Here is the heart of the matter: We don’t choose what is meaningful to us, it chooses us. So. What do we care about? How do we express it? How would anyone know we care about it? What does caring about it say about us? About who we are? About who we are not? What do we care about is the question. We can wonder if it’s worth caring about later. For now, it is enough to know what we care about. And to care about it. To do what is meaningful until we see that it is a sham, and we were wrong. Then we have to start over with the next apparently-meaningful thing and give ourselves to it and see what happens.

This is the wonder: We don’t have to be right about it being MEANINGFUL. We just have to be right about it being meaningful to us. We cannot do what someone else thinks should be meaningful. “You’re a boy in the deep south. You should like guns. Here’s a gun. Go shoot something.” We have to listen within for the voice that knows what it is talking about, and take our orders from that source.

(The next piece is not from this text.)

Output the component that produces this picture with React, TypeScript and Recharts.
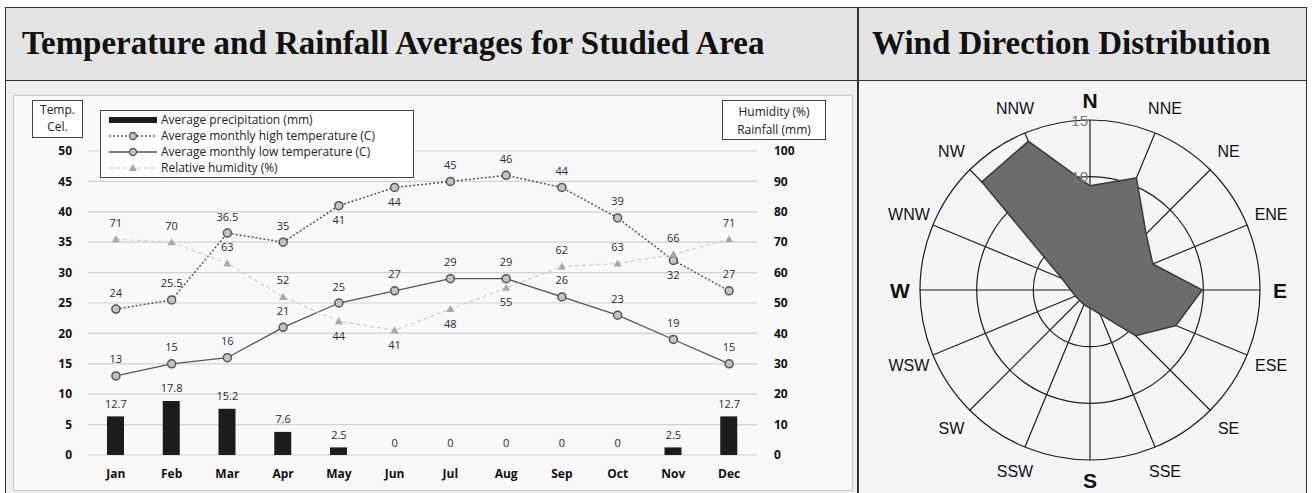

What if we are wrong? Guess again! We are here to get guessing down! To become better guessers over time! Guessing wisely is wisdom! We guess our way along the way! Who knows what they are doing? We can’t wait to live our life until we know what we are doing. We start right now by doing what is meaningful. And we can’t wait to be sure. We guess and go!

We are looking for meaningful. Not easy. Not exciting. Not sexy. Not entertaining. Meaningful. Don’t forget what we’re looking for. Not comfort. Not security. Meaningful. Sacrifice everything in the service of meaningful. Meaningful to us, of course. We make the call.

We avoid being stuck by assuming personal responsibility for our own life and living in the service of our evolving idea of what is important, of what is meaningful. And this is heroic stuff all the way. Where did Odysseus find what it took to face the Cyclops? That’s were we find what it takes to face our lives and to live OUR lives.

The revolution is simply reclaiming our lives, making our own choices and our own mistakes, living toward ends that are meaningful to us. It comes down to this: Listening for the voice that knows what it’s talking about, watching for the white rabbit, trusting our instinct and intuition, and letting the outcome be the outcome. Getting it wrong is just a step on the way to getting it right, and getting it right is just a matter of time.